Gitlab CI/CD and PyPi

Using CI/CD to publish

Triangle

Gitlab CI/CD and PyPi

Using CI/CD to publish

A short post about how I use GitLab CI/CD to automagically test and deploy to PyPi .

Logically the yml consists of 3 parts which coincides with the stage, each stage contains jobs;

  1. test
  2. test-deploy
  3. deploy

If one of the jobs fail, the pipeline is stopped and the deployment is canceled. This should prevent me from releasing faulty code.

In practice we split up the repeating parts to keep the yml DRY . In yml we can do .test: &test_template which means we use the content of .test as a variable, a copy paste if you will, within the yml. Later on, the paste part, we call on the test_template name and “paste” it into another section, optionally overriding parts. To do this we use <<: *test_template were it should be “pasted”.

Side note: properties within a yml are order based, if you use <<: *test_template first your variable, stage for example will override the value of stage from the test_template. If you declare your stage first the template will override it. Take a look at deploy_template and deploy:test: for an example.

stages:
  - test
  - test-deploy
  - deploy

cache:
  paths:
    - ~/.cache/pip/

.test: &test_template
  stage: test
  before_script:
    - pip install -r requirements.txt
  script:
    - python -m unittest discover

test:PY3.6:
  <<: *test_template
  image: python:3.6

test:PY3.7:
  <<: *test_template
  image: python:3.7

test:PY3.8:
  <<: *test_template
  image: python:3.8

test:coverage:
  stage: test
  image: python:3.7
  before_script:
    - pip install -r requirements.txt
    - pip install coverage
  script:
    - coverage run --omit="/*venv*,/*tests*" -m unittest discover
    - coverage report -m

test:lint:
  stage: test
  image: python:3.7
  before_script:
    - pip install pylint
    - pip install -r requirements.txt
  script:
    - pylint --max-line-length=120 --exit-zero solc

.deploy: &deploy_template
  stage: deploy
  image: python:3.7
  before_script:
    - pip install -r requirements.txt
    - pip install setuptools wheel twine
    - python setup.py sdist bdist_wheel

deploy:test:
  <<: *deploy_template
  stage: test-deploy
  variables:
    TWINE_USERNAME: $TEST_USERNAME
    TWINE_PASSWORD: $TEST_PASSWORD
  script:
    - twine upload --repository-url https://test.pypi.org/legacy/  dist/*
  only:
    - tags

deploy:live:
  <<: *deploy_template
  variables:
    TWINE_USERNAME: $LIVE_USERNAME
    TWINE_PASSWORD: $LIVE_PASSWORD
  script:
    - twine upload dist/*
  only:
    - tags

Pipeline

The above yml will result in a pipeline as displayed below, the 3 stages clearly split into columns. The testing of the deployment and the actual deployment are only ran on tags.

GitLab pipeline

Keeping secrets

To publish to PyPi you need an account with username and password but you do not want these somewhere hardcoded and embeded in git for everyone to see. To handle these variable we get them, on run time, from the environment, in this case via the variables option from GitLab.
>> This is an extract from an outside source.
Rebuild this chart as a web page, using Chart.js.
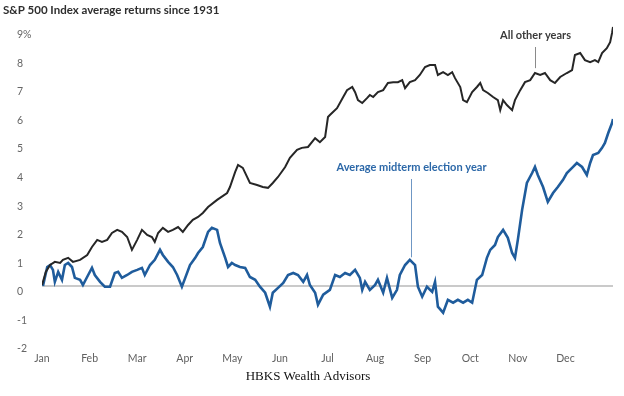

Note: We marked the passwords as masked to prevent them from showing up in the CI/CD pipeline/jobs logs.

GitLab variables

Coverage

In one of the jobs I check the coverage of the code, to get GitLab to check for the coverage we need to provide a regex to parse the output of the jobs. We do not need to set a specific job to parse, as far as I know they are all parsed. The regex I use, ^TOTAL\s+\d+\s+\d+\s+((?:\d+\%)|(?:\d+.\d+\%))$ is used for Python unittests.